- The Washington Times - Thursday, March 27, 2003

MACDILL AIR FORCE BASE, Fla. President Bush yesterday said elite Iraqi forces outside Baghdad are coming under "direct and intense attack" from coalition soldiers and warned Saddam Hussein "there will be a day of reckoning for Iraq, and that day is drawing near."
Speaking to several thousand soldiers and military families at the headquarters of Central Command near Tampa, the president promised swift punishment for Iraqis who violate the rules of war set out in the Geneva Convention.
"In the ranks of that regime are men whose idea of courage is to brutalize unarmed prisoners. They wage attacks while posing as civilians. They use real civilians as human shields. They pretend to surrender, then fire upon those who show them mercy," said Mr. Bush.
"This band of war criminals has been put on notice: The day of Iraq's liberation will also be a day of justice," he said, drawing thunderous applause.
Mr. Bush said that just six days into the war to liberate Iraq and disarm Saddam of chemical and biological weapons, "the world is getting a clear view of the Iraqi regime and the evil at its heart."
While he said no one can know how long the war will last, he pledged the United States and coalition partners "will be relentless in our pursuit of victory."
The president, making his first domestic trip since Feb. 20, arrived with all the pomp of the most powerful leader in the world. With thousands crammed into a hot hangar, Air Force One pulled up to the open doors. Mr. Bush and first lady Laura Bush's appearance ignited the crowd.
As the Bush entourage descended the stairs, thousands of troops, clad in desert fatigues, scrambled for photographs and cheered raucously. A line of about 20 soldiers in dress uniforms stood silently holding their rifles.
In his speech, the president praised the bravery of coalition soldiers, who he said are "upholding the great tradition of peace through strength," and expressed his gratitude to gathered family members of the military's men and woman.
"Over the last week, the world has witnessed the skill and honor and resolve of our military in the course of battle. We have seen the character of this new generation of America armed forces; we've seen their daring against ruthless enemies, and their decency to an oppressed people."
The president gave an update on the war, noting that coalition forces have advanced 200 miles in the last three days.
"The dictator's major Republican Guard units are now under direct and intense attack. Day by day, Saddam Hussein is losing his grip on Iraq; day by day, the Iraqi people are closer to freedom," he said.
White House spokesman Ari Fleischer told reporters aboard Air Force One that the president would say in his speech "that our progress is ahead of schedule." But Mr. Bush struck the passage on the way to Tampa. "He was erring on the side of being conservative," a senior administration official said.
In the face of criticism that the United States underestimated the strength of the Iraqi military, Mr. Bush said "we have an effective plan of battle and the flexibility to meet every challenge. Nothing nothing will divert us from our clear mission."
Mr.
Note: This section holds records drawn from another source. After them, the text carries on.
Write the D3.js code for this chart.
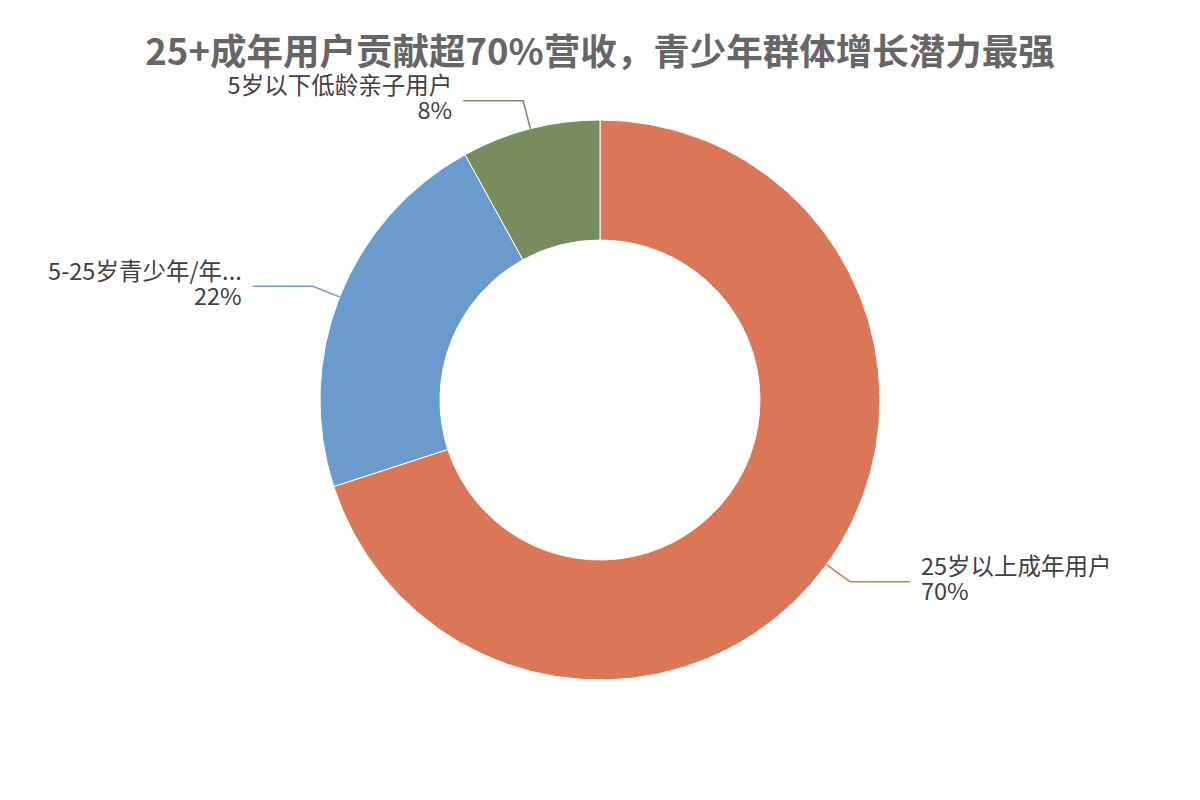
<!DOCTYPE html>
<html>
<head>
<meta charset="utf-8">
<script src="https://cdn.jsdelivr.net/npm/d3@7"></script>
<style>
  body { margin: 0; background: #fff; }
  text { font-family: "Noto Sans CJK SC", "Microsoft YaHei", sans-serif; }
</style>
</head>
<body>
<svg id="chart" width="1200" height="800"></svg>
<script>
// data
const titleText = "25+成年用户贡献超70%营收，青少年群体增长潜力最强";
const categories = ["25岁以上成年用户", "5-25岁青少年/年...", "5岁以下低龄亲子用户"];
const shares = [70, 22, 8];
const sliceColors = ["#D97757", "#6A9BCC", "#788C5D"];

const width = 1200, height = 800;
const cx = 600, cy = 400;
const outerR = 280, innerR = 160, elbowR = 309;

const svg = d3.select("#chart");

svg.append("text")
  .attr("x", width / 2)
  .attr("y", 55)
  .attr("text-anchor", "middle")
  .attr("dominant-baseline", "middle")
  .attr("font-size", 36.5)
  .attr("font-weight", "bold")
  .attr("fill", "#666666")
  .text(titleText);

const data = categories.map((name, i) => ({ name, value: shares[i], color: sliceColors[i] }));

const pie = d3.pie().sort(null).value((d) => d.value);
const arc = d3.arc().innerRadius(innerR).outerRadius(outerR);

const g = svg.append("g").attr("transform", `translate(${cx},${cy})`);
const arcs = pie(data);

g.selectAll("path.slice")
  .data(arcs)
  .join("path")
  .attr("class", "slice")
  .attr("d", arc)
  .attr("fill", (d) => d.data.color)
  .attr("stroke", "#fff")
  .attr("stroke-width", 1);

// leader lines + labels
const pointAt = (angle, r) => [r * Math.sin(angle), -r * Math.cos(angle)];

arcs.forEach((d) => {
  const mid = (d.startAngle + d.endAngle) / 2;
  const p0 = pointAt(mid, outerR);
  const p1 = pointAt(mid, elbowR);
  const right = Math.sin(mid) > 0;
  const p2 = [p1[0] + (right ? 60 : -60), p1[1]];

  g.append("polyline")
    .attr("points", [p0, p1, p2].map((p) => p.join(",")).join(" "))
    .attr("fill", "none")
    .attr("stroke", d.data.color)
    .attr("stroke-width", 1.5);

  const tx = p2[0] + (right ? 11 : -11);
  const anchor = right ? "start" : "end";
  g.append("text")
    .attr("x", tx)
    .attr("y", p2[1] - 13)
    .attr("text-anchor", anchor)
    .attr("dominant-baseline", "middle")
    .attr("font-size", 23.5)
    .attr("fill", "#404040")
    .text(d.data.name);
  g.append("text")
    .attr("x", tx)
    .attr("y", p2[1] + 12)
    .attr("text-anchor", anchor)
    .attr("dominant-baseline", "middle")
    .attr("font-size", 23.5)
    .attr("fill", "#404040")
    .text(d.data.value + "%");
});
</script>
</body>
</html>
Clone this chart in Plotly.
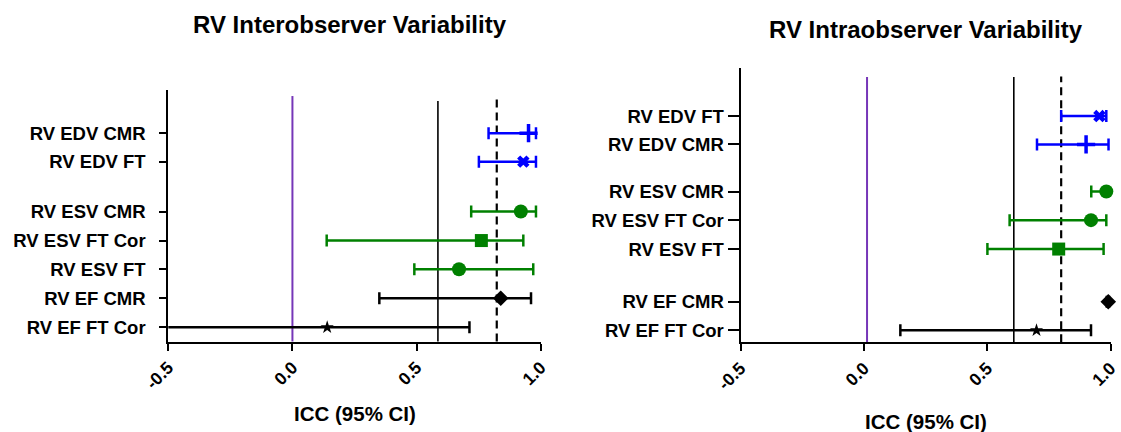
import plotly.graph_objects as go

# ---------------- data ----------------
left_labels = ["RV EDV CMR", "RV EDV FT", "RV ESV CMR", "RV ESV FT Cor", "RV ESV FT", "RV EF CMR", "RV EF FT Cor"]
left_icc = [0.951, 0.930, 0.920, 0.761, 0.671, 0.839, 0.140]
left_lower = [0.790, 0.751, 0.720, 0.138, 0.491, 0.350, -0.55]
left_upper = [0.981, 0.981, 0.981, 0.930, 0.970, 0.961, 0.713]
left_rows = [6.69, 5.71, 3.99, 2.99, 2.00, 1.00, 0.00]

right_labels = ["RV EDV FT", "RV EDV CMR", "RV ESV CMR", "RV ESV FT Cor", "RV ESV FT", "RV EF CMR", "RV EF FT Cor"]
right_icc = [0.955, 0.901, 0.983, 0.921, 0.790, 0.991, 0.700]
right_lower = [0.800, 0.702, 0.922, 0.591, 0.501, 0.985, 0.148]
right_upper = [0.983, 0.992, 0.990, 0.983, 0.972, 0.995, 0.921]
right_rows = [7.49, 6.50, 4.85, 3.85, 2.84, 1.00, 0.00]

left_refs = {"purple": 0.0, "solid": 0.586, "dashed": 0.823}
right_refs = {"purple": 0.013, "solid": 0.608, "dashed": 0.800}

x_ticks = [-0.5, 0.0, 0.5, 1.0]
x_ticktext = ["-0.5", "0.0", "0.5", "1.0"]

# ---------------- styles ----------------
BLUE = "#0000ff"
GREEN = "#008000"
BLACK = "#000000"
PURPLE = "#7636b8"

left_style = [
    (BLUE, "cross-thin", 13), (BLUE, "x", 11), (GREEN, "circle", 14),
    (GREEN, "square", 13), (GREEN, "circle", 14), (BLACK, "diamond", 12), (BLACK, "star", 10),
]
right_style = [
    (BLUE, "x", 11), (BLUE, "cross-thin", 13), (GREEN, "circle", 14),
    (GREEN, "circle", 14), (GREEN, "square", 13), (BLACK, "diamond", 12), (BLACK, "star", 10),
]

FONT = "Liberation Sans, Arial, sans-serif"

fig = go.Figure()


def add_panel(labels, icc, lo, hi, rows, styles, xa, ya):
    for lab, v, l, h, r, (col, sym, sz) in zip(labels, icc, lo, hi, rows, styles):
        fig.add_trace(go.Scatter(
            x=[v], y=[r], mode="markers", name=lab, showlegend=False,
            xaxis=xa, yaxis=ya, cliponaxis=False,
            marker=dict(symbol=sym, size=sz, color=col,
                        line=dict(color=col, width=3.5 if "thin" in sym else 0)),
            error_x=dict(type="data", symmetric=False, array=[h - v], arrayminus=[v - l],
                         color=col, thickness=2.5, width=6),
        ))


add_panel(left_labels, left_icc, left_lower, left_upper, left_rows, left_style, "x", "y")
add_panel(right_labels, right_icc, right_lower, right_upper, right_rows, right_style, "x2", "y2")

W, H = 1121, 432
L_x = [168.3 / W, 540.7 / W]
L_y = [1 - 341.5 / H, 1 - 90 / H]
R_x = [740.5 / W, 1110.5 / W]
R_y = [1 - 342.3 / H, 1 - 68.3 / H]

xaxis_common = dict(
    range=[-0.5, 1.0], tickvals=x_ticks, ticktext=x_ticktext, tickangle=-45,
    showgrid=False, zeroline=False, showline=True, linecolor="black", linewidth=2,
    ticks="outside", ticklen=7, tickwidth=2, tickcolor="black", automargin=False,
    ticklabeloverflow="allow",
    tickfont=dict(family=FONT, size=17.5, color="black", weight="bold"),
)
yaxis_common = dict(
    showgrid=False, zeroline=False, showline=True, linecolor="black", linewidth=2,
    ticks="outside", tickwidth=2, tickcolor="black", automargin=False,
    ticklabeloverflow="allow",
    tickfont=dict(family=FONT, size=18.5, color="black", weight="bold"),
)

fig.update_layout(
    width=W, height=H, margin=dict(l=0, r=0, t=0, b=0),
    paper_bgcolor="white", plot_bgcolor="white",
    xaxis=dict(domain=L_x, anchor="y", **xaxis_common),
    yaxis=dict(domain=L_y, anchor="x", range=[-0.49, 8.18], tickvals=left_rows,
               ticktext=left_labels, ticklen=7, ticklabelstandoff=10, **yaxis_common),
    xaxis2=dict(domain=R_x, anchor="y2", **xaxis_common),
    yaxis2=dict(domain=R_y, anchor="x2", range=[-0.42, 9.16], tickvals=right_rows,
                ticktext=right_labels, ticklen=11, ticklabelstandoff=0, **yaxis_common),
)

shapes = []
for refs, xr, yr, tops in [(left_refs, "x", "y domain", (0.976, 0.956, 0.976)),
                           (right_refs, "x2", "y2 domain", (0.968, 0.968, 0.97))]:
    shapes.append(dict(type="line", xref=xr, yref=yr, x0=refs["purple"], x1=refs["purple"],
                       y0=0, y1=tops[0], line=dict(color=PURPLE, width=2), layer="below"))
    shapes.append(dict(type="line", xref=xr, yref=yr, x0=refs["solid"], x1=refs["solid"],
                       y0=0, y1=tops[1], line=dict(color="black", width=1.6), layer="below"))
    shapes.append(dict(type="line", xref=xr, yref=yr, x0=refs["dashed"], x1=refs["dashed"],
                       y0=0, y1=tops[2], line=dict(color="black", width=2.2, dash="8px,5px"),
                       layer="below"))
fig.update_layout(shapes=shapes)

annots = [
    dict(text="RV Interobserver Variability", x=350 / W, y=1 - 25 / H, size=24),
    dict(text="RV Intraobserver Variability", x=925.5 / W, y=1 - 30 / H, size=24),
    dict(text="ICC (95% CI)", x=354.5 / W, y=1 - 413 / H, size=20.5),
    dict(text="ICC (95% CI)", x=926 / W, y=1 - 421 / H, size=20.5),
]
for a in annots:
    fig.add_annotation(text=a["text"], x=a["x"], y=a["y"], xref="paper", yref="paper",
                       xanchor="center", yanchor="middle", showarrow=False,
                       font=dict(family=FONT, size=a["size"], color="black", weight="bold"))

fig.write_html("out.html")
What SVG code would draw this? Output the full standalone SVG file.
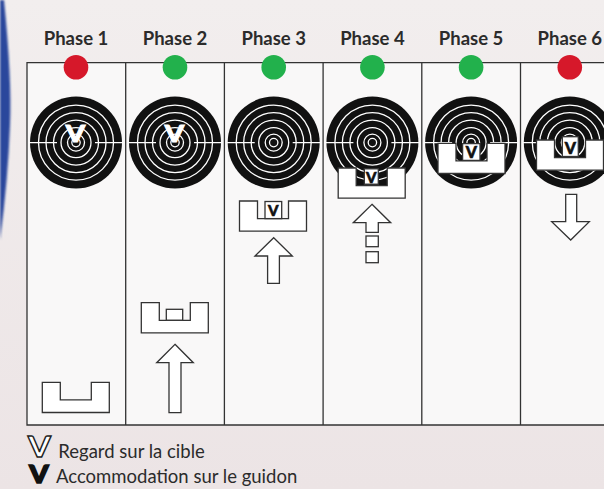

Bush announced that tons of humanitarian aid, held up as forces cleared Iraq's port of mines, had begun to flow into the country. He also lauded the work of the 48-nation coalition, noting that Polish military forces have secured an Iraqi oil platform; Danish subs are monitoring Iraqi intelligence, and Czech, Slovak, Romanian, Ukrainian and Bulgarian forces are "forward deployed in the region."
After his speech, the president attended a classified briefing at the Joint Intelligence Center on operations in Iraq at Central Command, whose top general, Tommy Franks, is running the war from a forward headquarters in Doha, Qatar. He also attended a briefing on Operation Enduring Freedom concerning the ongoing efforts in Afghanistan.
Upon his return, Mr. Bush departed for Camp David, where he greeted British Prime Minister Tony Blair, the staunchest U.S. ally on the war in Iraq. The two leaders, their wives and a small group of advisers talked and dined last night and will hold a press conference this morning at 11.